Mais ce sont davantage les intérêts agricoles qui pèsent dans la balance. Selon l’Élysée, « la Commission européenne a compris qu’il était impossible de parvenir à une conclusion [des négociations de l’accord] dans ce contexte. Elle a vu la situation en France, en Allemagne, en Pologne, aux Pays-Bas, en Europe ».
Un accord en février ?
Une signature était enfin envisagée en décembre mais a dû être reportée suite aux premières manifestations d’agriculteurs en Allemagne, puis le début de mobilisation en France.
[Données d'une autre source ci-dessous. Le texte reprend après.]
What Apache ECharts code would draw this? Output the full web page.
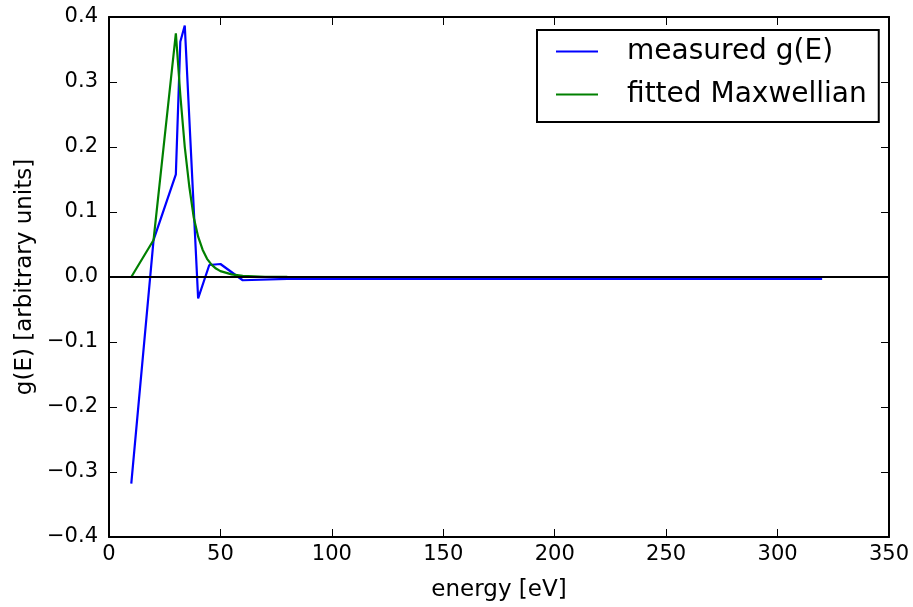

Le président brésilien Lula a fustigé le « protectionnisme » d’Emmanuel Macron en matière d’agriculture. « C’était la même chose avec Chirac, Sarkozy, Hollande, tous deviennent protectionnistes quand on discute de leurs produits agricoles », s’est-il agacé, en décembre.
Autre épine dans la botte du Mercosur : l’Argentine. Le nouveau président Javier Milei, ultra-libéral, mais plutôt hostile au Mercosur, a scandé pendant toute sa campagne que son pays devait en sortir. Mais sa ministre du Commerce a réaffirmé sa volonté de conclure l’accord « un jour ou l’autre ». Une incertitude qui contrarie la Commission, mais arrange bien la France qui considère les négociations suspendues.